The SMHLR was an overarching review of the mental health and capacity legislative framework. The principal aim was to enhance rights and protections for people who may be subject to the existing provisions of the Mental Health (Care and Treatment) (Scotland) Act 2003; Adults with Incapacity (Scotland) Act 2000 and Adult Support and Protection (Scotland) Act 2007, as well as to remove barriers to support for those caring for their health and welfare.

It is right that these laws should be kept under periodic review, and the Review noted that in the years since the legislation was passed there have been a number of developments in culture, thinking and the classification of mental health and human rights law. The United Nations Convention on the Rights of Persons with Disabilities (UNCRPD) has been a catalyst in promoting the rights of people with disabilities, both mental and physical, alongside the European Convention on Human Rights (ECHR). The Review considered what is required to achieve the highest standards of mental health and to ensure the legislative framework reflects people’s social, economic, and cultural rights, as well as UNCRPD and ECHR requirements.

The Review follows from, and builds on, previous work in this area, including the Scottish Law Commission Report on Adults with Incapacity (2014); the 2018 Scottish Government consultation on the Adults with Incapacity (Scotland) Act 2000; the independent review of learning disability and autism in the Mental Health Act (Rome Review); and the independent review into the Delivery of Forensic Mental Health Services (Barron Review).
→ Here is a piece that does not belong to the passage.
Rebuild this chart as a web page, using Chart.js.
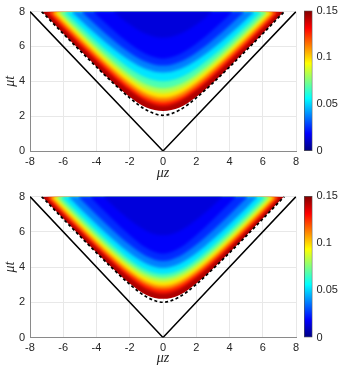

In its widest sense, the Review sets out an agenda for enabling the greater realisation of human rights across mental health services. In doing that, the recommendations centre around three main themes:

  • Strengthening the voice of people who use services and those who care for them.
  • Reducing the need for coercion in the system
  • Securing rights to the help and support needed to live a good life.

The Scottish Government supports these broad aspirations. However, the final recommendations range in scope from aspirational proposals for whole-system change to calls for specific technical or operational changes to existing legislation. Many of the proposals will require further detailed consideration and policy development to clarify a way forward.

The final report set out over 200 recommendations for the law, policy, and practice. This includes:

A new purpose for the law:

  • A new purpose for mental health and capacity law to ensure that the human rights of those covered by the legislation are respected, protected, and fulfilled.
  • Replacing the definition of mental disorder within mental health and capacity law
  • A long-term aim is to fuse mental health and incapacity legislation, with a short-term focus on aligning human rights principles.

Progressive realisation of human rights:

  • New legal duties and minimum core obligations on public bodies providing mental health and associated services.
  • Accessible, affordable, timely and effective remedies and routes to redress where rights are not upheld.
  • A new framework for human rights (Human Rights Enablement); supported decision-making (SDM) and tests of autonomous decision-making (ADM)
  • A new legislative framework for when people are deprived of their liberty.
  • Specific rights protections and improvements for children and young people; people within the forensic mental health system and adults with incapacity.
  • Training for our workforce(s) and development and promotion of best practice engagement frameworks

Provision of trauma-informed and recovery-focused community based and peer support, and wider reform to reduce non-consensual treatment and practices.

Improved Accountability and Scrutiny:

  • A systematic improvement programme to reduce coercive treatment.
  • Strengthened regulation and scrutiny of mental health services.